THE Department of English and Literature, University of Benin, Benin City, has adopted Mr. Majekodunmi Oseriemen Ebhohon’s The Great Delusion as study text. The play won the Association of Nigerian Authors (ANA) Drama Prize 2025 and also featured in teh week-long Lagos Book and Art Festival (LABAF) 2025, organized by the Committee for Relevant Arts (CORA). Mr. Ebhohon is an alumnus of the department.

“We extend our sincere appreciation to the department and the University of Benin for their unrelenting commitment to intellectual solvency, critical inquiry, and rigorous engagement with contemporary African thoughts,” said Chairman, Institute of Episteresurrecist Arts (IEA), Mr. Charles Odibechi Nwajei. “Such institutional openness to a debut work that won ANA drama prize (2025) remains vital to the future of scholarship and creative production across the continent and its global diaspora.”

The Great Delusion by Mr. Ebhohon is a theatrical tragedy and socio-political satire formulated within the frameworks of Afrocession and Episteresurrecism, assessed by Professor G.G. Darah as a “major contribution to the literature of diaspora civilization.” The drama explores a distinct thematic architecture that includes ‘Afrocession Framework’, ‘The Collapse of Parasitic Civilization’, ‘Episteresurrecism’ and ‘Distinctions and Recognition’.

A dramatisation of the global, coordinated withdrawal of the Black race from the structures of Western hegemony, it posits the return to the ancestral homeland as a final, decisive response to centuries of systemic exploitation. The play dramatises the terminal decline of a global order which, having built its advancement upon the unacknowledged scientific and manual labour of Black Africans, finds itself intellectually and structurally insolvent upon their departure.

It proposes a shift from contesting historical erasure to the active restoration of African sovereignty, centering the consequences of a world suddenly deprived of the Black ingenuity that anchored its foundations.
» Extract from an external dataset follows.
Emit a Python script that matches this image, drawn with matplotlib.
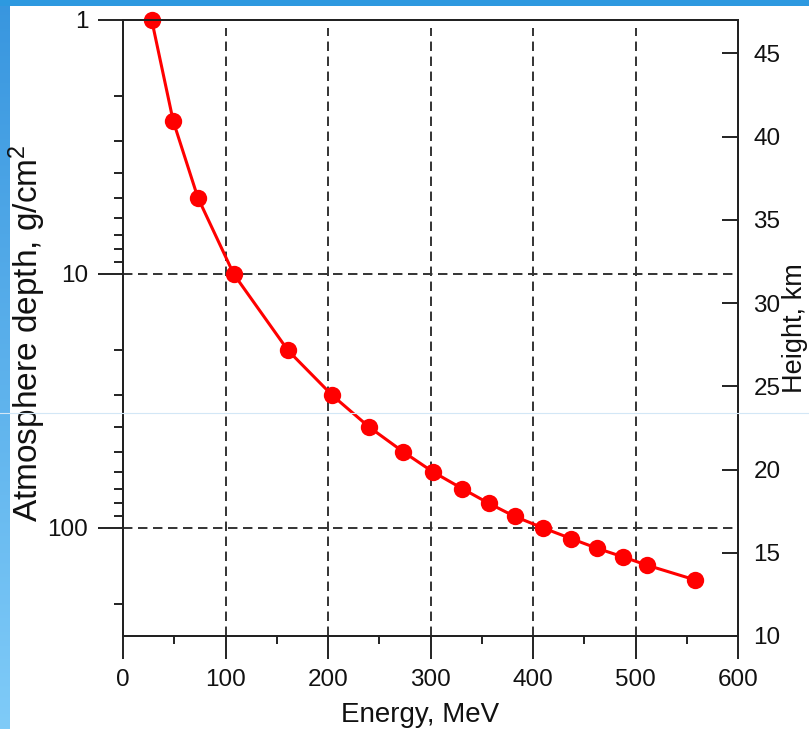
import numpy as np
import matplotlib
matplotlib.use("Agg")
import matplotlib.pyplot as plt
from matplotlib.ticker import FixedLocator, MultipleLocator, LogLocator, NullFormatter, FuncFormatter
from matplotlib.lines import Line2D
from matplotlib.colors import LinearSegmentedColormap

# ---- data ----
energy_mev = [28, 49, 73, 108, 161, 204, 240, 273, 302, 331, 357, 382, 410, 437, 462, 488, 511, 558]
depth_gcm2 = [1, 2.5, 5, 10, 20, 30, 40, 50, 60, 70, 80, 90, 100, 110, 120, 130, 140, 160]
x_ticks = [0, 100, 200, 300, 400, 500, 600]
depth_ticks = [1, 10, 100]
height_ticks = [10, 15, 20, 25, 30, 35, 40, 45]
x_label = "Energy, MeV"
y_label = "Atmosphere depth, g/cm$^2$"
y2_label = "Height, km"

plt.rcParams['font.family'] = ['Liberation Sans', 'DejaVu Sans']
plt.rcParams['mathtext.fontset'] = 'custom'
plt.rcParams['mathtext.rm'] = 'Liberation Sans'
plt.rcParams['mathtext.it'] = 'Liberation Sans'
plt.rcParams['lines.scale_dashes'] = False

W, H = 809, 729
fig = plt.figure(figsize=(W / 100, H / 100), dpi=100)
fig.patch.set_facecolor('white')

txt = '#111111'
spc = '#222222'

# blue slide border
band = fig.add_axes([0, 0, 10 / W, 1])
grad = np.linspace(0, 1, 256).reshape(-1, 1)
cmap = LinearSegmentedColormap.from_list('b', ['#3896DF', '#7FCBF8'])
band.imshow(grad, aspect='auto', cmap=cmap, extent=[0, 1, 0, 1], origin='upper')
band.axis('off')
top = fig.add_axes([0, 1 - 6 / H, 1, 6 / H])
top.set_facecolor('#2D99E0')
top.set_xticks([]); top.set_yticks([])
for s in top.spines.values():
    s.set_visible(False)

ax = fig.add_axes([123 / W, 93 / H, 615 / W, 616 / H])
ax.set_facecolor('none')
ax.set_xlim(0, 600)
ax.set_yscale('log')
ax.set_ylim(10 ** (616 / 254), 1)

# grid
dash = (0, (6.8, 4.0))
for xv in x_ticks[1:-1]:
    ax.axvline(xv, ymin=0, ymax=0.987, color='#333333', lw=1.4, ls=dash, zorder=1)
for yv in depth_ticks[1:]:
    ax.axhline(yv, xmin=0, xmax=0.992, color='#333333', lw=1.4, ls=dash, zorder=1)

ax.plot(energy_mev, depth_gcm2, color='#FF0000', lw=2.2, marker='o', ms=12.5,
        markeredgewidth=0, zorder=3, clip_on=False)

ax.xaxis.set_major_locator(FixedLocator(x_ticks))
ax.xaxis.set_minor_locator(MultipleLocator(50))
ax.yaxis.set_major_locator(FixedLocator(depth_ticks))
ax.yaxis.set_minor_locator(LogLocator(base=10, subs=np.arange(2, 10)))
ax.yaxis.set_major_formatter(FuncFormatter(lambda v, p: f"{v:g}"))
ax.yaxis.set_minor_formatter(NullFormatter())

ax.tick_params(axis='x', which='major', direction='out', length=16.5, width=1.4, color=spc,
               labelsize=17.5, labelcolor=txt, pad=7, top=False)
ax.tick_params(axis='x', which='minor', direction='out', length=6, width=1.4, color=spc, top=False)
ax.tick_params(axis='y', which='major', direction='out', length=18, width=1.4, color=spc,
               labelsize=17.5, labelcolor=txt, pad=7, right=False)
ax.tick_params(axis='y', which='minor', direction='out', length=6.5, width=1.4, color=spc, right=False)
for s in ax.spines.values():
    s.set_linewidth(1.4)
    s.set_color(spc)

ax2 = ax.twinx()
ax2.set_ylim(10, 47)
ax2.yaxis.set_major_locator(FixedLocator(height_ticks))
ax2.tick_params(axis='y', which='major', direction='in', length=11.5, width=1.4, color=spc,
                labelsize=17.5, labelcolor=txt, pad=11)
ax2.tick_params(axis='y', which='minor', length=0)
for s in ax2.spines.values():
    s.set_linewidth(1.4)
    s.set_color(spc)

fig.text(27 / W, 1 - 333 / H, y_label, rotation=90, ha='center', va='center',
         fontsize=24, color=txt)
fig.text(808 / W, 1 - 328 / H, y2_label, rotation=90, ha='right', va='center',
         fontsize=19.5, color=txt)
fig.text(420 / W, 1 - 722 / H, x_label, ha='center', va='baseline', fontsize=20, color=txt)

# faint slide artifact line
fig.add_artist(Line2D([0, 1], [1 - 413 / H, 1 - 413 / H], transform=fig.transFigure,
                      color='#d3e7f6', lw=0.8, zorder=10))

fig.savefig('out.png', dpi=100)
Published by Ofuname Waves Publishers, The Great Delusion features a foreword by a professor of History, University of Central Florida, Dr. Vibert Issa White, and a critical review by an eminent scholar of Oral Literature, Folklore, and Cultural Studies, Professor G.G. Darah.

“We are honoured by this adoption and grateful for the confidence placed in the work by an institution committed to sustained intellectual rigour,” concluded Nwajei.